Acionistas minoritários da companhia reagiram e fizeram chegar à Casa Civil da Presidência da República um alerta de que poderiam recorrer à Justiça exigindo indenizações caso houvesse interferência sobre os repasses de preços.

O estatuto da companhia prevê que o governo possa pedir congelamento de preços à Petrobras, mas exige que ela seja indenizada pela União. Até o momento, entretanto, não houve nenhum tipo de anúncio prevendo reparação.

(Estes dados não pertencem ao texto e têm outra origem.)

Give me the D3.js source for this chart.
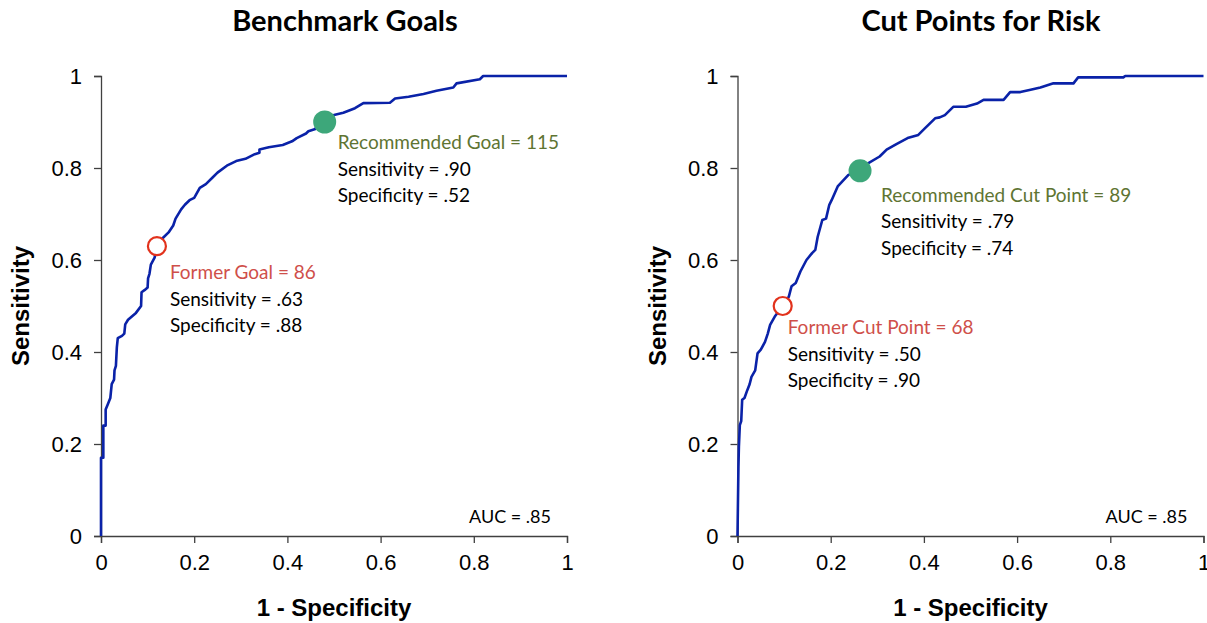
<!DOCTYPE html>
<html>
<head>
<meta charset="utf-8">
<script src="https://cdn.jsdelivr.net/npm/d3@7"></script>
<style>
  body { margin: 0; background: #fff; }
  svg text { font-family: "Liberation Sans", Arial, sans-serif; }
  .note { font-family: Lato, "Open Sans", sans-serif; }
</style>
</head>
<body>
<div id="chart"></div>
<script>
// ROC curve for benchmark goals (1 - specificity, sensitivity)
var benchFpr = [0, 0, 0.005, 0.005, 0.01, 0.01, 0.014, 0.02, 0.023, 0.028, 0.029, 0.032, 0.034, 0.036, 0.045, 0.05, 0.052, 0.058, 0.075, 0.086, 0.087, 0.094, 0.1, 0.101, 0.104, 0.107, 0.115, 0.12, 0.13, 0.145, 0.155, 0.16, 0.172, 0.18, 0.19, 0.2, 0.212, 0.225, 0.24, 0.25, 0.27, 0.29, 0.31, 0.33, 0.34, 0.34, 0.36, 0.39, 0.41, 0.42, 0.44, 0.445, 0.46, 0.462, 0.48, 0.5, 0.52, 0.545, 0.563, 0.62, 0.631, 0.66, 0.692, 0.72, 0.756, 0.763, 0.813, 0.82, 1];
var benchTpr = [0, 0.17, 0.17, 0.24, 0.24, 0.275, 0.285, 0.3, 0.33, 0.34, 0.36, 0.37, 0.41, 0.43, 0.435, 0.44, 0.46, 0.47, 0.485, 0.5, 0.53, 0.535, 0.54, 0.56, 0.57, 0.59, 0.605, 0.63, 0.645, 0.66, 0.675, 0.69, 0.71, 0.72, 0.73, 0.735, 0.757, 0.765, 0.78, 0.79, 0.805, 0.815, 0.82, 0.83, 0.833, 0.84, 0.845, 0.85, 0.858, 0.865, 0.875, 0.88, 0.885, 0.89, 0.9, 0.915, 0.92, 0.93, 0.941, 0.942, 0.951, 0.955, 0.961, 0.968, 0.975, 0.984, 0.993, 1, 1];

// ROC curve for risk cut points
var riskFpr = [0, 0.002, 0.003, 0.005, 0.008, 0.01, 0.015, 0.021, 0.026, 0.03, 0.038, 0.043, 0.05, 0.059, 0.065, 0.07, 0.08, 0.097, 0.11, 0.116, 0.125, 0.135, 0.148, 0.16, 0.167, 0.172, 0.182, 0.19, 0.197, 0.202, 0.215, 0.238, 0.263, 0.28, 0.305, 0.32, 0.341, 0.365, 0.388, 0.402, 0.424, 0.434, 0.445, 0.463, 0.49, 0.514, 0.528, 0.571, 0.585, 0.607, 0.629, 0.65, 0.678, 0.721, 0.731, 0.828, 0.832, 1];
var riskTpr = [0, 0.15, 0.194, 0.241, 0.25, 0.296, 0.3, 0.317, 0.33, 0.346, 0.36, 0.397, 0.405, 0.422, 0.44, 0.459, 0.477, 0.5, 0.52, 0.543, 0.55, 0.575, 0.6, 0.615, 0.622, 0.65, 0.687, 0.69, 0.72, 0.73, 0.76, 0.785, 0.794, 0.81, 0.825, 0.84, 0.852, 0.865, 0.872, 0.886, 0.908, 0.91, 0.915, 0.933, 0.933, 0.94, 0.948, 0.948, 0.965, 0.965, 0.97, 0.975, 0.984, 0.984, 0.997, 0.997, 1, 1];

var tickValues = [0, 0.2, 0.4, 0.6, 0.8, 1];
var tickLabels = ["0", "0.2", "0.4", "0.6", "0.8", "1"];

var titles = ["Benchmark Goals", "Cut Points for Risk"];
var aucLabels = ["AUC = .85", "AUC = .85"];

// marked points: [fpr, tpr]
var benchRecommended = [0.48, 0.90];
var benchFormer = [0.12, 0.63];
var riskRecommended = [0.263, 0.794];
var riskFormer = [0.097, 0.50];

var benchRecText = ["Recommended Goal = 115", "Sensitivity = .90", "Specificity = .52"];
var benchFormerText = ["Former Goal = 86", "Sensitivity = .63", "Specificity = .88"];
var riskRecText = ["Recommended Cut Point = 89", "Sensitivity = .79", "Specificity = .74"];
var riskFormerText = ["Former Cut Point = 68", "Sensitivity = .50", "Specificity = .90"];

var width = 1207, height = 623;

var svg = d3.select("#chart").append("svg")
    .attr("width", width)
    .attr("height", height);

var panels = [
  { left: 101, fpr: benchFpr, tpr: benchTpr, title: titles[0], titleX: 345, auc: aucLabels[0],
    notes: [
      { pt: benchRecommended, text: benchRecText, kind: "rec", dx: 13, dy: 27 },
      { pt: benchFormer, text: benchFormerText, kind: "former", dx: 13, dy: 33 }
    ] },
  { left: 737.5, fpr: riskFpr, tpr: riskTpr, title: titles[1], titleX: 981, auc: aucLabels[1],
    notes: [
      { pt: riskRecommended, text: riskRecText, kind: "rec", dx: 21, dy: 31 },
      { pt: riskFormer, text: riskFormerText, kind: "former", dx: 5, dy: 28 }
    ] }
];

var plotW = 466, plotTop = 76, plotBottom = 536;

panels.forEach(function(p) {
  var x = d3.scaleLinear().domain([0, 1]).range([p.left, p.left + plotW]);
  var y = d3.scaleLinear().domain([0, 1]).range([plotBottom, plotTop]);

  var xAxis = svg.append("g")
      .attr("transform", "translate(0," + plotBottom + ")")
      .call(d3.axisBottom(x).tickValues(tickValues)
        .tickFormat(function(d, i) { return tickLabels[i]; })
        .tickSize(7).tickPadding(11));
  var yAxis = svg.append("g")
      .attr("transform", "translate(" + p.left + ",0)")
      .call(d3.axisLeft(y).tickValues(tickValues)
        .tickFormat(function(d, i) { return tickLabels[i]; })
        .tickSize(7).tickPadding(12));

  [xAxis, yAxis].forEach(function(a) {
    a.select(".domain").attr("stroke", "#404040").attr("stroke-width", 1.3);
    a.selectAll(".tick line").attr("stroke", "#404040").attr("stroke-width", 1.3);
    a.selectAll(".tick text")
      .attr("fill", "#000")
      .style("font-size", "22px")
      .style("font-family", "'Liberation Sans', Arial, sans-serif");
  });
  yAxis.selectAll(".tick text").attr("dy", "0.35em");

  var line = d3.line()
      .x(function(d) { return x(d[0]); })
      .y(function(d) { return y(d[1]); });

  var pts = p.fpr.map(function(f, i) { return [f, p.tpr[i]]; });

  svg.append("path")
      .datum(pts)
      .attr("d", line)
      .attr("fill", "none")
      .attr("stroke", "#0a22a8")
      .attr("stroke-width", 2.6)
      .attr("stroke-linejoin", "round");

  // title
  svg.append("text")
      .attr("x", p.titleX)
      .attr("y", 31)
      .attr("text-anchor", "middle")
      .attr("class", "note")
      .style("font-weight", "bold")
      .style("font-size", "29px")
      .text(p.title);

  svg.append("text")
      .attr("x", p.left + plotW / 2)
      .attr("y", 616)
      .attr("text-anchor", "middle")
      .style("font-weight", "bold")
      .style("font-size", "24px")
      .text("1 - Specificity");

  svg.append("text")
      .attr("transform", "translate(" + (p.left - 72) + "," + ((plotTop + plotBottom) / 2) + ") rotate(-90)")
      .attr("text-anchor", "middle")
      .style("font-weight", "bold")
      .style("font-size", "24px")
      .text("Sensitivity");

  svg.append("text")
      .attr("x", p.left + plotW - 16)
      .attr("y", 523)
      .attr("text-anchor", "end")
      .attr("class", "note")
      .style("font-size", "18px")
      .text(p.auc);

  p.notes.forEach(function(n) {
    var cx = x(n.pt[0]), cy = y(n.pt[1]);
    if (n.kind == "rec") {
      svg.append("circle").attr("cx", cx).attr("cy", cy).attr("r", 11.5)
        .attr("fill", "#3da77a");
    } else {
      svg.append("circle").attr("cx", cx).attr("cy", cy).attr("r", 9)
        .attr("fill", "#fff").attr("stroke", "#e2321c").attr("stroke-width", 2.2);
    }
    var t = svg.append("text")
        .attr("class", "note")
        .style("font-size", "19px");
    n.text.forEach(function(s, i) {
      t.append("tspan")
        .attr("x", cx + n.dx)
        .attr("y", cy + n.dy + i * 26.5)
        .attr("fill", i == 0 ? (n.kind == "rec" ? "#5e7432" : "#cf4f4a") : "#000")
        .text(s);
    });
  });
});
</script>
</body>
</html>
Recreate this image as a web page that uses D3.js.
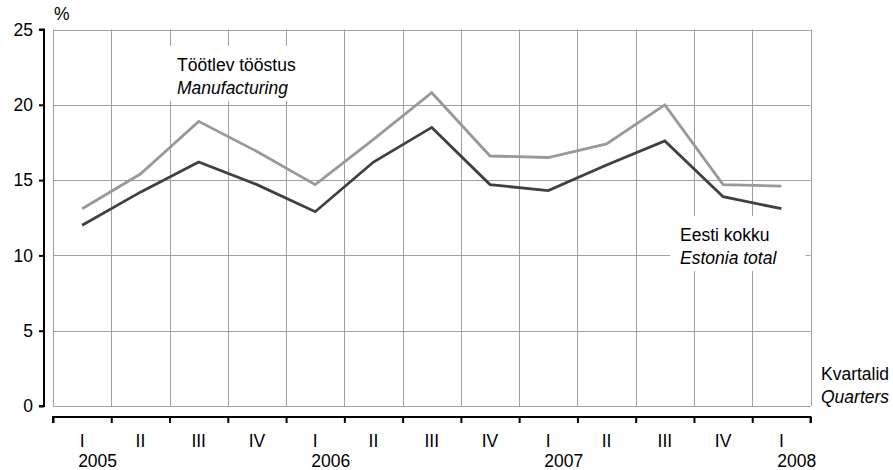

Com a alta do petróleo, vem ocorrendo uma escalada de preços, que contribuiu para que a inflação varasse o teto da metam definida pelo Banco Central em 5% neste ano. O IPCA acumulado em 12 meses até fevereiro é de 10,54%.

Por isso, Jair Bolsonaro vem pressionando a direção da estatal para congelar ou represar ainda mais os reajustes.

Bolsonaro esperava o anúncio do último aumento depois da aprovação pelo Congresso de um projeto de lei que definiu a redução do ICMS cobrado sobre os combustíveis.

Mas Silva e Luna liberou o reajuste antes disso, o que contrariou Bolsonaro e sua equipe mais próxima. Com a remarcação nas bombas, consumidores no Acre tiveram de abastecer pagando R$ 11 pelo litro da gasolina.

O desconforto do presidente reacendeu disputas políticas por uma troca no comando da Petrobras no momento em que Bolsonaro busca a reeleição. Assessores do Planalto dizem que o presidente chegou a pedir diretamente a Silva e Luna que congelasse preços ou que os reduzisse o quanto antes -algo que não foi acatado pelo general.

Além da pressão do Planalto, a Petrobras sofre críticas do Ministério da Economia, que cobra do Cade (Conselho Administrativo de Defesa Econômica) uma conduta mais dura em relação ao acordo assinado com a empresa e que previa a abertura do mercado. O Cade informou que tem uma apuração em curso e vai acelerar o ritmo de investigações sobre a política da companhia.

Segundo a Economia, isso não significa interferência do governo. A equipe comandada pelo ministro Paulo Guedes defende que o governo não pode mexer na política de preços da empresa.

Guedes resiste em ver aprovado um projeto defendido pelo Ministério de Minas e Energia --a quem a Petrobras está vinculada-- de criação de um subsídio direto para ao menos conter a alta de preços dos combustíveis.

Essa ideia custaria R$ 14,9 bilhões em renúncia de receitas da União para zerar alíquotas de PIS/Cofins sobre o diesel.

Cotação internacional é só um dos critérios para preço, diz estatal

outro lado

Por meio de sua assessoria, a Petrobras disse que o PPI serve apenas de referência para o valor dos produtos no mercado brasileiro, que é importador líquido de combustíveis.

O nível de participação de mercado da Petrobras e o escoamento eficiente da sua produção interna são os outros "elementos de decisão para reajuste ou manutenção dos preços".

Com relação à periodicidade de reajustes, vem sendo experimentado "período com volatilidade muito baixa e outro com volatilidade muito alta, com reajustes até diários".

"Hoje, nos encontramos em nível que propicia um equilíbrio com o mercado, observando o interesse empresarial, mas evitando repassar para os preços internos as volatilidades das cotações internacionais e do câmbio causadas por eventos conjunturais."

A guerra trouxe volatilidade ao preço do petróleo, mas a Petrobras decidiu não repassar de imediato a volatilidade, realizando um monitoramento diário dos preços.

"Só em 11 de março, após serem observados preços em patamares consistentemente elevados, a Petrobras implementou ajustes nos seus preços de venda às distribuidoras de gasolina, diesel e GLP."